### YOUR GOAL
Copy exactly the lines that run from the top of the listing to the line containing "(0,0) rectangle (685,754);", both ends included, and omit the pictures.

### COLLECTED MATERIAL
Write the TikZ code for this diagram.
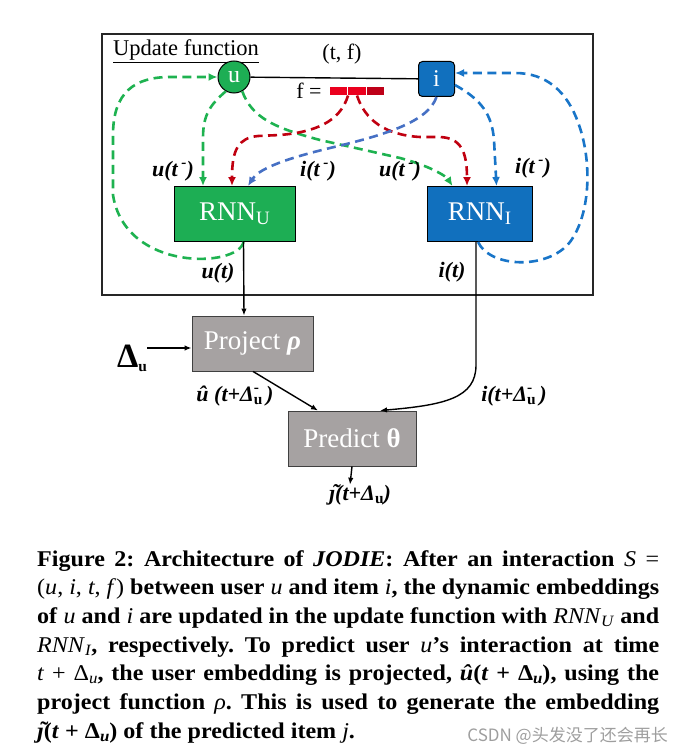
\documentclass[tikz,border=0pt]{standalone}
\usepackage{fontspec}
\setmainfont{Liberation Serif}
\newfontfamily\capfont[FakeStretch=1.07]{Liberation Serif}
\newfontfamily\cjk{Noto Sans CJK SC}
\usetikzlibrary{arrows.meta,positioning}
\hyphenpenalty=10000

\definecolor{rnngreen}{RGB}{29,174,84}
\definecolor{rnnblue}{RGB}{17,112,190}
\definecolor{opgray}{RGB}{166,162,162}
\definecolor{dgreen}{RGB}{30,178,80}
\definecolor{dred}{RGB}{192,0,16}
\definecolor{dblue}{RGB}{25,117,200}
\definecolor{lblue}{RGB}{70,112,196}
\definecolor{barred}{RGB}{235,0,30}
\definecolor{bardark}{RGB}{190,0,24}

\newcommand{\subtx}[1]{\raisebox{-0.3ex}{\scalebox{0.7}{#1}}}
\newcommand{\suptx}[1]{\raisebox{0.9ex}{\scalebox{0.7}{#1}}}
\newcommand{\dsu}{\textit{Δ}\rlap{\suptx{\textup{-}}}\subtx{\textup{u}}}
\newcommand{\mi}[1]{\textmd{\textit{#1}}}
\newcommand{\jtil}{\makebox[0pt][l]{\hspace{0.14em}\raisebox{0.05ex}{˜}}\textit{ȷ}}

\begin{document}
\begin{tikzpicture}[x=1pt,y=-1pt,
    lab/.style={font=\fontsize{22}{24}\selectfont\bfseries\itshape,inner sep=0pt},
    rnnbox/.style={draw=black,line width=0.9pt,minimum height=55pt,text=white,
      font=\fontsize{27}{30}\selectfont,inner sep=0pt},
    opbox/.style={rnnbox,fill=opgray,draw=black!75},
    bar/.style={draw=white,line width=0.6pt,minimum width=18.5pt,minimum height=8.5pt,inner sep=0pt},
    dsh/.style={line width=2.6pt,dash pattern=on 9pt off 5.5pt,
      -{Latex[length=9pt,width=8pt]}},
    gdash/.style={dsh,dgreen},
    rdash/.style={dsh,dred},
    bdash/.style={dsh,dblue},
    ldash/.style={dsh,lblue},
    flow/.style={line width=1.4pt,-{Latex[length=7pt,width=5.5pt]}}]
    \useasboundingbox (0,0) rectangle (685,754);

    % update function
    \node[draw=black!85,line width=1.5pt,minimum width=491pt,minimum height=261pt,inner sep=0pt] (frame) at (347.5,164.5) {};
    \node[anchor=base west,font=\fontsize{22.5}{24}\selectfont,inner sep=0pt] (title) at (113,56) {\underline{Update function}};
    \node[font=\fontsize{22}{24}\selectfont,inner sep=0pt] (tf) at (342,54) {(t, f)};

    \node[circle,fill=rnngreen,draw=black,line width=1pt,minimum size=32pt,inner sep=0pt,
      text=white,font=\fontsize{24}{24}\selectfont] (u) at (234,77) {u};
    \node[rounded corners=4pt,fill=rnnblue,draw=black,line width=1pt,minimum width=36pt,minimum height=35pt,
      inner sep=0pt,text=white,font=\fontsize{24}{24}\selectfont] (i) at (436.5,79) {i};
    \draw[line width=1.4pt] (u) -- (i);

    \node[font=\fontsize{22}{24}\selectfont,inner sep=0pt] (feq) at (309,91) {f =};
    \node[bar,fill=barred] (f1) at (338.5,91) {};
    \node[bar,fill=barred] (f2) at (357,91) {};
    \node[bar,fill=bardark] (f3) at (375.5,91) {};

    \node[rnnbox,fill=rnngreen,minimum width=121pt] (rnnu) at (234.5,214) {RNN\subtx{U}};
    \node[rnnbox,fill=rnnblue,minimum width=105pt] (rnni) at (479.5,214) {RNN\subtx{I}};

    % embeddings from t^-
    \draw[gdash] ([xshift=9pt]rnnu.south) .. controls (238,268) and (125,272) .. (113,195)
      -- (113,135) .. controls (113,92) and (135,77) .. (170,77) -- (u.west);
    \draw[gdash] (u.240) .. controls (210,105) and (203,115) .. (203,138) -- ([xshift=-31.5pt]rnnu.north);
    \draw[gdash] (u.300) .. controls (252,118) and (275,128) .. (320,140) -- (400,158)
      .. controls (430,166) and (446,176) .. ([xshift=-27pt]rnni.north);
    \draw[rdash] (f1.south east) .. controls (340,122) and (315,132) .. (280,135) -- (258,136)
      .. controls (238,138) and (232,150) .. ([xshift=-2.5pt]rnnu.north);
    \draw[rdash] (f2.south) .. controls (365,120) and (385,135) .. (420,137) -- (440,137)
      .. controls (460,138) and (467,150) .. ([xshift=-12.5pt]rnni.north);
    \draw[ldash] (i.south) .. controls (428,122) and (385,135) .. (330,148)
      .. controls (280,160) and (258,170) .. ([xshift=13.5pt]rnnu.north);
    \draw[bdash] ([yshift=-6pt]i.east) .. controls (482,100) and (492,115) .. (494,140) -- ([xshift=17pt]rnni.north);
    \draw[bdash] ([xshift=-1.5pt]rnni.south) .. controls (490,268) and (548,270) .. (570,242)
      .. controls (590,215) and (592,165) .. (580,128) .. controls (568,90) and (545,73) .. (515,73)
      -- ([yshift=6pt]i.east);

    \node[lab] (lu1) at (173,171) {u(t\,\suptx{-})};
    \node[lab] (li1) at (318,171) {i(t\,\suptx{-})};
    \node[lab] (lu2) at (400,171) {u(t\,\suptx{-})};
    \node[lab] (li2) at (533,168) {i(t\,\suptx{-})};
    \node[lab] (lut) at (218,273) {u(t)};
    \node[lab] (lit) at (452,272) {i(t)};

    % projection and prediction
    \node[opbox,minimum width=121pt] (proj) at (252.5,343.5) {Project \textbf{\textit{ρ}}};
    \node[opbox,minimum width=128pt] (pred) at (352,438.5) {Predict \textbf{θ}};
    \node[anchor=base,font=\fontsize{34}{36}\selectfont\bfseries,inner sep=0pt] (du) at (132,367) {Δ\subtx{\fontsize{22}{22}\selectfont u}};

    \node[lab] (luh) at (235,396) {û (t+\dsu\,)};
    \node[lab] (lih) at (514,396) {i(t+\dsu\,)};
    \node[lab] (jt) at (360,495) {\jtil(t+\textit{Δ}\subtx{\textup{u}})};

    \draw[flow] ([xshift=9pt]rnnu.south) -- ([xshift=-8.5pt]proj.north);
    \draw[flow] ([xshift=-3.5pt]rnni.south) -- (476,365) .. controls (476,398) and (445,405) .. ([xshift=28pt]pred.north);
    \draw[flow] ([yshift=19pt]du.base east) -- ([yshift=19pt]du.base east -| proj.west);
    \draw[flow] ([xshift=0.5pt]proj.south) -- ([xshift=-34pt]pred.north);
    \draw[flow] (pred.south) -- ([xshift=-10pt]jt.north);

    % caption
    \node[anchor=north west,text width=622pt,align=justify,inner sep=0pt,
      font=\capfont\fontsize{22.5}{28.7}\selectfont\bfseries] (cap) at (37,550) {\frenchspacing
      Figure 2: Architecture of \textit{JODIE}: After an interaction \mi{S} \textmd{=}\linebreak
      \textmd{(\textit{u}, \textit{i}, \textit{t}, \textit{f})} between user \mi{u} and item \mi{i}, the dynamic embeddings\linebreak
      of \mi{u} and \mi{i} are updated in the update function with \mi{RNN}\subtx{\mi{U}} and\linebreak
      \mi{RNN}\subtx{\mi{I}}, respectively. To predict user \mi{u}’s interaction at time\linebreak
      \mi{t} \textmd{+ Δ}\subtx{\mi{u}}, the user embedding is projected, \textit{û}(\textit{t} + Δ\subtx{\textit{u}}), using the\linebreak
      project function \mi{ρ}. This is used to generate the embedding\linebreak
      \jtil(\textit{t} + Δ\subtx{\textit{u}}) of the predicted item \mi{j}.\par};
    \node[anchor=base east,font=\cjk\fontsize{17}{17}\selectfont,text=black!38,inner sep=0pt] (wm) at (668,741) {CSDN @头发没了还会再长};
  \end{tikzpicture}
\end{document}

### ANSWER IN FULL
Write the TikZ code for this diagram.
\documentclass[tikz,border=0pt]{standalone}
\usepackage{fontspec}
\setmainfont{Liberation Serif}
\newfontfamily\capfont[FakeStretch=1.07]{Liberation Serif}
\newfontfamily\cjk{Noto Sans CJK SC}
\usetikzlibrary{arrows.meta,positioning}
\hyphenpenalty=10000

\definecolor{rnngreen}{RGB}{29,174,84}
\definecolor{rnnblue}{RGB}{17,112,190}
\definecolor{opgray}{RGB}{166,162,162}
\definecolor{dgreen}{RGB}{30,178,80}
\definecolor{dred}{RGB}{192,0,16}
\definecolor{dblue}{RGB}{25,117,200}
\definecolor{lblue}{RGB}{70,112,196}
\definecolor{barred}{RGB}{235,0,30}
\definecolor{bardark}{RGB}{190,0,24}

\newcommand{\subtx}[1]{\raisebox{-0.3ex}{\scalebox{0.7}{#1}}}
\newcommand{\suptx}[1]{\raisebox{0.9ex}{\scalebox{0.7}{#1}}}
\newcommand{\dsu}{\textit{Δ}\rlap{\suptx{\textup{-}}}\subtx{\textup{u}}}
\newcommand{\mi}[1]{\textmd{\textit{#1}}}
\newcommand{\jtil}{\makebox[0pt][l]{\hspace{0.14em}\raisebox{0.05ex}{˜}}\textit{ȷ}}

\begin{document}
\begin{tikzpicture}[x=1pt,y=-1pt,
    lab/.style={font=\fontsize{22}{24}\selectfont\bfseries\itshape,inner sep=0pt},
    rnnbox/.style={draw=black,line width=0.9pt,minimum height=55pt,text=white,
      font=\fontsize{27}{30}\selectfont,inner sep=0pt},
    opbox/.style={rnnbox,fill=opgray,draw=black!75},
    bar/.style={draw=white,line width=0.6pt,minimum width=18.5pt,minimum height=8.5pt,inner sep=0pt},
    dsh/.style={line width=2.6pt,dash pattern=on 9pt off 5.5pt,
      -{Latex[length=9pt,width=8pt]}},
    gdash/.style={dsh,dgreen},
    rdash/.style={dsh,dred},
    bdash/.style={dsh,dblue},
    ldash/.style={dsh,lblue},
    flow/.style={line width=1.4pt,-{Latex[length=7pt,width=5.5pt]}}]
    \useasboundingbox (0,0) rectangle (685,754);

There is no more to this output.